Jones v. Miller

Judge Birch

delivered the opinion of the court.

This was an action of assumpsit, brought in the St. Louis court of common pleas. The declaration alleged that the plaintiffs were ship-carpenters, engaged in framing and planking a ferry boat for the defendant; that the work was done by them at the request of one Alfred Cutting, the builder of said boat; that the work so done ( including materials furnished by them) amounted to three hundred dollars; that said Cutting and the plaintiffs were in the possession of said boat, then on the stocks ; that the defendants, well knowing the premises, and in consideration that the plaintiffs would deliver up the possession of said boat to him, (the defendant) undertook and promised the plaintiffs to pay all the demands of the hands who had been working on said boat; and that the plaintiffs, relying on said promise, did deliver up the said boat, and afterwards requested payment, &c.

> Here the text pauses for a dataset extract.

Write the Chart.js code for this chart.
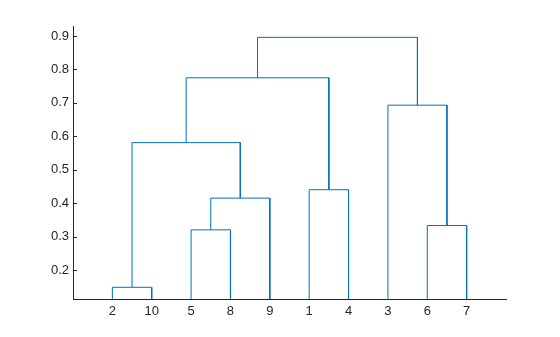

A demurrer to this declaration being sustained by the court below, the cause is brought here by appeal. Although the declaration is rather ambiguously framed, it was probably designed to bring the ease as nearly as possible within the principle which was recognised in the case of Robbins vs. Ayres, 10 Mo. Rep. 538. We are unable to perceive, however, without resort to an inadmissible latitude of assumption, how it came to pass that the plaintiffs (who were in the employ of another person, with whom the defendant had contracted and to whom he was liable for the work done on his boat) acquired such a legal possession of the defendant’s vessel, as that its alleged delivery to the owner could constitute “a valuable'consideration,” upon which to ground this action.

For these reasons, the decision of the court of common pleas is affirmed.